WHAT THE EXERCISE ASKS:
Using the listing below, output only the lines from the one that contains "Clone this chart in matplotlib." through the one that contains "plt.rcParams['font.family'] = ['Lato', 'DejaVu", inclusive, exactly as given and without images.

[Dataset records]
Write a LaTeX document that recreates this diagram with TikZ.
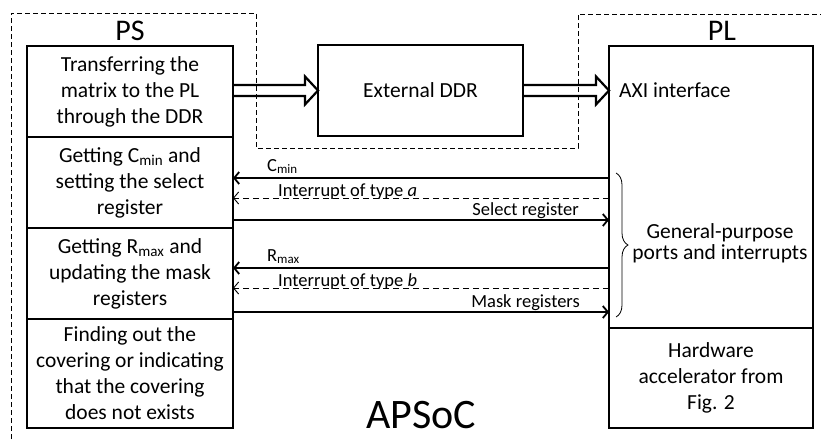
\documentclass[tikz,border=0pt]{standalone}
\usepackage{fontspec}
\setmainfont{Carlito}
\usetikzlibrary{arrows.meta}
\usetikzlibrary{positioning}
\usetikzlibrary{decorations.pathreplacing}
\tikzset{blk/.style={draw, line width=2.2pt, outer sep=0pt, inner sep=2pt, align=center,
  font=\fontsize{21.5}{26}\selectfont}}
\tikzset{sig/.style={line width=1.8pt, -{Straight Barb[length=5pt,width=12pt]}}}
\tikzset{irq/.style={line width=0.9pt, dash pattern=on 6pt off 4pt, -{Straight Barb[length=5pt,width=12pt]}}}
\tikzset{lbl/.style={inner sep=0pt, font=\fontsize{18.5}{22}\selectfont}}
\tikzset{fat/.style={line width=2.2pt, line join=miter}}
\newcommand{\fatarrow}[2]{%
  \draw[fat] ([yshift=5.5pt]#1) -- ([xshift=-13pt,yshift=5.5pt]#2) -- ([xshift=-13pt,yshift=14pt]#2)
    -- (#2) -- ([xshift=-13pt,yshift=-14pt]#2) -- ([xshift=-13pt,yshift=-5.5pt]#2) -- ([yshift=-5.5pt]#1);}

\begin{document}
\begin{tikzpicture}[x=1pt, y=-1pt, node distance=0pt]
  \useasboundingbox (0,0) rectangle (821,439);
  % chip outline
  \draw [line width=0.8pt, dash pattern=on 5pt off 3pt] (11,439) -- (11,13) -- (256,13) -- (256,148)
    -- (578,148) -- (578,14) -- (821,14);

  % processing system
  \node [blk, minimum width=206pt, minimum height=91pt] (ps1) at (130,91.5) {Transferring the\\matrix to the PL\\through the DDR};
  \node [blk, minimum width=206pt, minimum height=91pt, below=of ps1] (ps2) {Getting C\textsubscript{min} and\\setting the select\\register};
  \node [blk, minimum width=206pt, minimum height=91pt, below=of ps2] (ps3) {Getting R\textsubscript{max} and\\updating the mask\\registers};
  \node [blk, minimum width=206pt, minimum height=109pt, below=of ps3] (ps4) {Finding out the\\covering or indicating\\that the covering\\does not exists};
  \node [anchor=base, inner sep=0pt, font=\fontsize{30}{32}\selectfont] (pslbl) at ([yshift=6pt]ps1.north) {PS};

  % programmable logic
  \node [blk, minimum width=204pt, minimum height=282pt] (pl1) at (711,187) {};
  \node [blk, minimum width=204pt, minimum height=100pt, below=of pl1] (pl2) {Hardware\\accelerator from\\Fig. 2};
  \node [anchor=base, inner sep=0pt, font=\fontsize{30}{32}\selectfont] (pllbl) at ([xshift=11pt,yshift=6pt]pl1.north) {PL};

  \node [blk, minimum width=205pt, minimum height=91pt] (ddr) at (420.5,90.5) {External DDR};

  \coordinate (ddrin) at (ps1.east |- ddr.west);
  \coordinate (axiin) at (pl1.west |- ddr.east);
  \fatarrow{ddrin}{ddr.west}
  \fatarrow{ddr.east}{axiin}
  \node [anchor=west, inner sep=0pt, font=\fontsize{21.5}{26}\selectfont] (axi) at ([xshift=10pt]axiin) {AXI interface};

  % ports and interrupts
  \foreach \name/\dy/\row in {cmin/4.5/2, inta/-15.5/2, selreg/-37.5/2, rmax/5.5/3, intb/-14.5/3, mask/-38.5/3}
    \coordinate (\name) at ([yshift=\dy pt]ps\row.east);
  \draw [sig] (cmin -| pl1.west) -- (cmin);
  \draw [irq] (inta -| pl1.west) -- (inta);
  \draw [sig] (selreg) -- (selreg -| pl1.west);
  \draw [sig] (rmax -| pl1.west) -- (rmax);
  \draw [irq] (intb -| pl1.west) -- (intb);
  \draw [sig] (mask) -- (mask -| pl1.west);

  \node [lbl, anchor=base west] (cminlbl) at ([xshift=34pt,yshift=7pt]cmin) {C\textsubscript{min}};
  \node [lbl, anchor=base west] (intalbl) at ([xshift=45pt,yshift=1.5pt]inta) {Interrupt of type \textit{a}};
  \node [lbl, anchor=base east] (sellbl) at ([xshift=-30pt,yshift=4.5pt]selreg -| pl1.west) {Select register};
  \node [lbl, anchor=base west] (rmaxlbl) at ([xshift=34pt,yshift=7pt]rmax) {R\textsubscript{max}};
  \node [lbl, anchor=base west] (intblbl) at ([xshift=45pt,yshift=1.5pt]intb) {Interrupt of type \textit{b}};
  \node [lbl, anchor=base east] (masklbl) at ([xshift=-29pt,yshift=5pt]mask -| pl1.west) {Mask registers};

  \draw [line width=0.8pt, decorate, decoration={brace, amplitude=12pt}] (616,173) -- (616,317);
  \node [align=center, inner sep=0pt, font=\fontsize{21.5}{21}\selectfont] (gplbl) at (720,243) {General-purpose\\ports and interrupts};

  \node [anchor=base, inner sep=0pt, font=\fontsize{42}{44}\selectfont] (apsoc) at (421,428) {APSoC};
\end{tikzpicture}
\end{document}
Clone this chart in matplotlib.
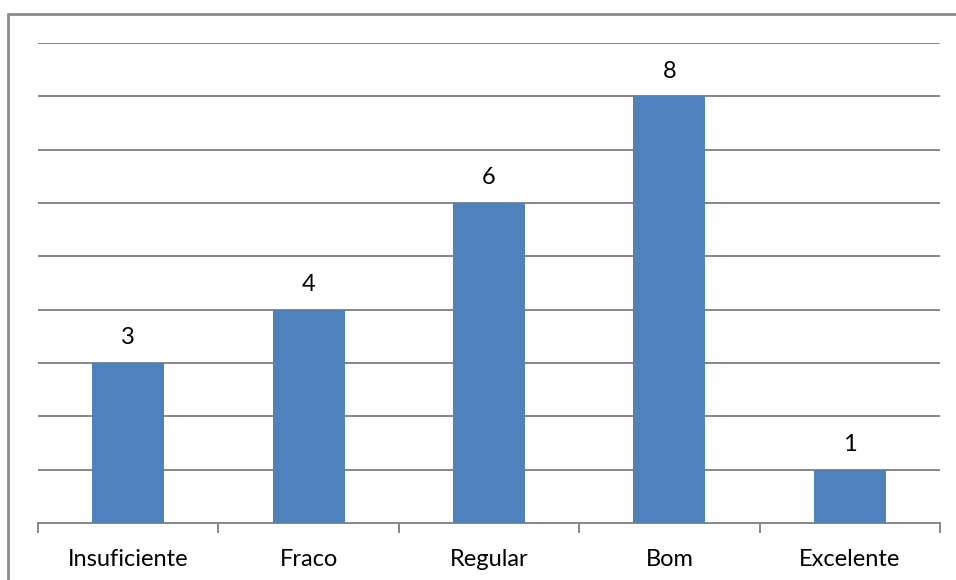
import numpy as np
import matplotlib.pyplot as plt
from matplotlib.patches import Rectangle

categories = ['Insuficiente', 'Fraco', 'Regular', 'Bom', 'Excelente']
values = [3, 4, 6, 8, 1]

plt.rcParams['font.family'] = ['Lato', 'DejaVu Sans']

fig = plt.figure(figsize=(9.56, 5.8), dpi=100)
# outer frame (cut off at right/bottom like the reference)
fig.patches.append(Rectangle((8 / 956, -0.1), 1.2, 1 - 14 / 580 + 0.1,
                             transform=fig.transFigure, fill=False,
                             edgecolor='#8c8c8c', linewidth=2, zorder=0))

ax = fig.add_axes([38 / 956, 1 - 523 / 580, (940 - 38) / 956, (523 - 43) / 580])
x = np.arange(len(categories))
ax.bar(x, values, width=0.4, color='#4F81BD', zorder=3)

ax.set_xlim(-0.5, len(categories) - 0.5)
ax.set_ylim(0, 9)
for yv in range(1, 10):
    ax.axhline(yv, color='#868686', linewidth=1.4, zorder=1)

for xi, v in zip(x, values):
    ax.text(xi, v + 0.47, str(v), ha='center', va='center', fontsize=17, color='black')

for s in ['top', 'right', 'left']:
    ax.spines[s].set_visible(False)
ax.spines['bottom'].set_color('#868686')
ax.spines['bottom'].set_linewidth(1.4)
ax.set_yticks([])
ax.set_xticks(np.arange(-0.5, len(categories), 1.0))
ax.set_xticklabels([])
ax.set_xticks(x, minor=True)
ax.set_xticklabels(categories, minor=True, fontsize=17)
ax.tick_params(axis='x', which='major', length=7, color='#868686', width=1.4)
ax.tick_params(axis='x', which='minor', length=0, pad=19)

fig.savefig('out.png', dpi=100)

SOLUTION TO THE EXERCISE:
Clone this chart in matplotlib.
import numpy as np
import matplotlib.pyplot as plt
from matplotlib.patches import Rectangle

categories = ['Insuficiente', 'Fraco', 'Regular', 'Bom', 'Excelente']
values = [3, 4, 6, 8, 1]

plt.rcParams['font.family'] = ['Lato', 'DejaVu Sans']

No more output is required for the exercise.